Here is the trailer for the film, which I cannot recommend highly enough.




Saturday, June 13, 2020

With A Humble Heart

These past many weeks have been difficult ones. We have been largely confined to our homes; social ties we have nurtured for years are under stress, if for no other reason than our inability to be in the presence of those we love and care about. Compounding our sense of helplessness, the racial ructions in the United States have confronted us with some unpleasant but oft-ignored truths. The public spectacle of George Floyd's murder caused deep anguish for all right-thinking people.

The fact that his murder was a spectacle made it easy to feel horror, outrage, and deep sadness. The hard part will be sustaining those reactions and demanding that constructive, structural changes be implemented. In that, we all have a role to play, and that role begins not with the shedding of more tears, but educating ourselves deeply about the daily truths people of color and other minorities confront.
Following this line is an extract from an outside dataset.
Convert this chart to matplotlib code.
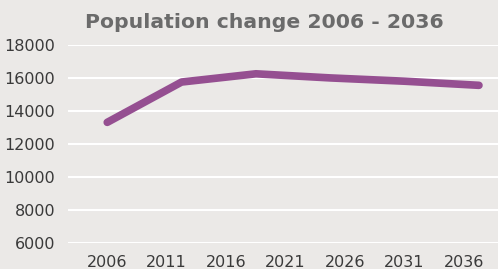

And that takes work, and it takes commitment. In some of my forthcoming posts, I would like to share some of the things I have watched and some of the things I have read that may help bring us closer to a real understanding of, even some empathy for, the daily lives of others. I tried to do that recently in a post about black parents having "the talk' with their kids, as well as a followup post about former Argo player Orlando Bowen and his traumatic encounter with Peel undercover cops back in 2004. As well, I reposted on the murder of Emmett Till.

Below is something culled from NBC Nightly News. If you advance to the 18-minute mark, you will see a story about ow systemic racism affects both the physical and mental health of its victims, many of whom are collateral ones.



It would be both supremely arrogant and supremely naive to suggest that my small efforts can make a difference in the larger scheme of things. The real lesson here, for me, is to approach the learning with a humble heart, fully acknowledging that as a white person, I can never truly know what it is to be in the skin of another, but to make every effort to understand, to bear witness, and to support changes that will improve people's lives everywhere.